You never can tell

Barbara Bradley Hagerty had a commentary on NPR last night about one of her professors who recently died, and her acquaintance with him over the years after she graduated.  Fred Stocking was a legendary Shakespeare scholar at Williams College; he died in July at the age of 94, 29 years after his retirement.  Just listen, or read here.  Pass the tissues!

Most of our students don’t care that much about our classes–and that’s probably the natural order of things.  But you never know how or why you might be important to a student.  This commentary is a really nice illustration of why it’s important to care about doing our jobs well, and to be alert to that shy student at the back of the room who hangs out around to eavesdrop on other students’ questions after class, or to the student who affects diffidence in class but whose papers show real insight and effort.  As many commenters noted yesterday–you never know who you might inspire or what a student might do with what you’ve given hir.

0 thoughts on “You never can tell

  1. A good one. And so not-schmaltzed-up, like Tuesdays with Morrie. Some things work better in short-form. I’m not sure I’ll be so philosophical about the “horizontal” time part of the process, assuming it IS a part of the process. Or the trade-offs. They’ll pry my cold dread hands off my driver’s license when, well, I guess the way I finally did with my father. But they can take my Turnpike, PLEASE, and I’ll stick to the local back roads. I don’t have any discipular (?) correspondents yet. But it’s blowaway-nice to have an anonymous student not only get, but articulate, a point that you’ve been making to classes for years, without a hint of cognition before yesterday, when it actually happened! TR is NSFW today? Good thing I don’t call this stuff “work!”
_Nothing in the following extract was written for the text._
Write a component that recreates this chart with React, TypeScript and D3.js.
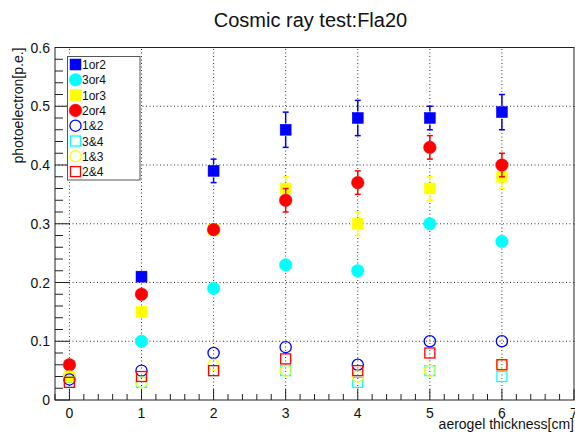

  2. I agree– on Tuesday night a former student of mine died in a car accident. I knew her well — but, our meeting was accidental and in my class.

    She was a former stripper — and dyslexic. She felt she had a lot to prove, and my class was her first try at returning to college.

    She bloomed — and impacted many lives before she was killed. I’m very glad I got to know her — even though it hurts to have lost her.


  3. De-lurking just to say that while I missed out on having him as a professor at Williams, Fred Stocking and his wife were so involved with the community still that I saw him frequently at music and art events. He came to my senior voice recital and wrote an impossibly sweet card to me afterwards, even though I wasn’t one of these former students he obviously touched so deeply.

    (And in other news, as an avid reader but first-time commenter I wanted to say how much I always appreciate your blog!)


  4. Thanks, Emily–Stocking just seemed like he’d be one of those guys who stays very involved in the community. I suppose he’s one of the last of an older generation of faculty there who lived in or near Williamstown. I get the impression that a lot of faculty commute from cities–for understandable reasons, but those decisions will change the nature of Williams.


  5. Thanks for the tip. I have been starved for NPR since moving to Atlanta. They have two stations here, but they play a lot of jazz. Jazz, for those of you may not be familiar with the genre, is what you get when you push a Muzak combo down the stairs. An excellent tribute.



  6. This is an impossibly sweet story. To think of students as legacies, as fragments of our own biographies, is to assume that this all adds up to something, or that our work in the classroom, on the page, and now on the gently glowing screen raises the earth, lays foundations, and supports new walls. As my university’s budget implodes, I wonder if the same will be true in the future. Williams, of course, is not America.